Makan Dulu Sama Keluarga Bu Yulita
                Ketabahan seseorang pun diuji ketika melakukan backpacker. Backpacker tidak melulu jalan kaki sebagai kendaraan utama mencapai tujuan tapi kadangkala kita harus memanfaatkan angkutan umum ataupun tebengan orang-orang yang lewat. Interkasi sosial kita diuji ketika kita meminta tebengan kepada orang yang lewat. Tidak serta merta semua orang mau untuk memberikan tumpangan kalau skill negoisasi kita tidak bagus. Lebih bagus lagi kalian mempunyai skill mengemudi agar bisa gantian dengan supirnya. Saran saya untuk menumpang dengan orang adalah cari lampu merah! Disaat lampu merah orang-orang semua akan berhenti dan disaat itulah kita tawar menawar dengan sang empu mobil. Oh ya usahakan cari mobil bak terbuka agar mereka mudah menerima kita sebagai tamu tebengan.
Kita Lagi Nebeng Nih
                Backpacker juga melatih untuk tidak membuang-buang makanan/minuman. Penghematan yang kita lakukan akan sia-sia apabila makanan yang kita dapatkan entah dari hasil pemberian ataupun beli menjadi terbuang. Bagi backpacker pantang untuk tidak menghabiskan makanan, kecuali sudah busuk! Penghargaan akan makanan inilah nanti yang membantu menumbuhkan sikap dermawan kepada kita untuk membantu sesama yang kelaparan.

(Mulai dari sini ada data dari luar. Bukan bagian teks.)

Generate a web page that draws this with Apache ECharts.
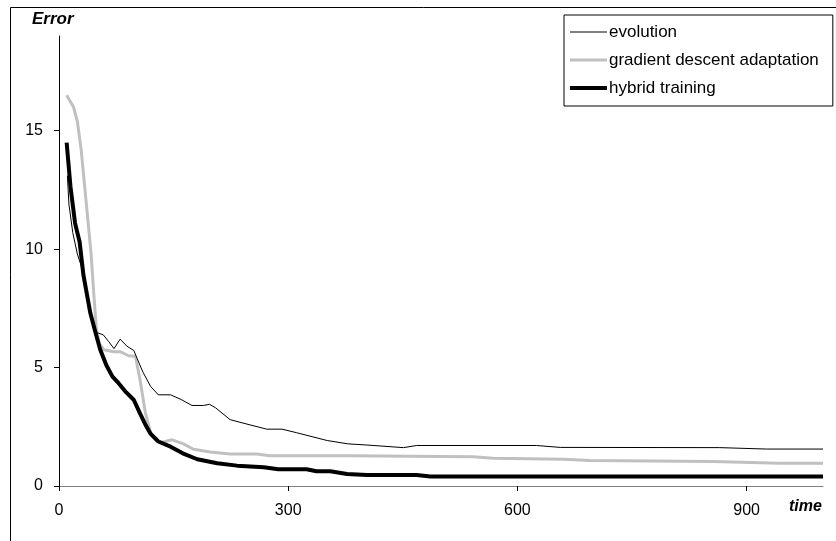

Kari India Hasil Masak Sendiri+Yogurt
                Sebenarnya masih banyak hal-hal positif yang didapat dari backpacker yang tidak dapat dituliskan satu persatu. Hal yang terpenting adalah sepulang dari perjalanan jauh, kita dapat memetik pelajaran berharga pada setiap langkah kita, terlebih menjadi pribadi yang lebih baik dan lebih tangguh kedepannya.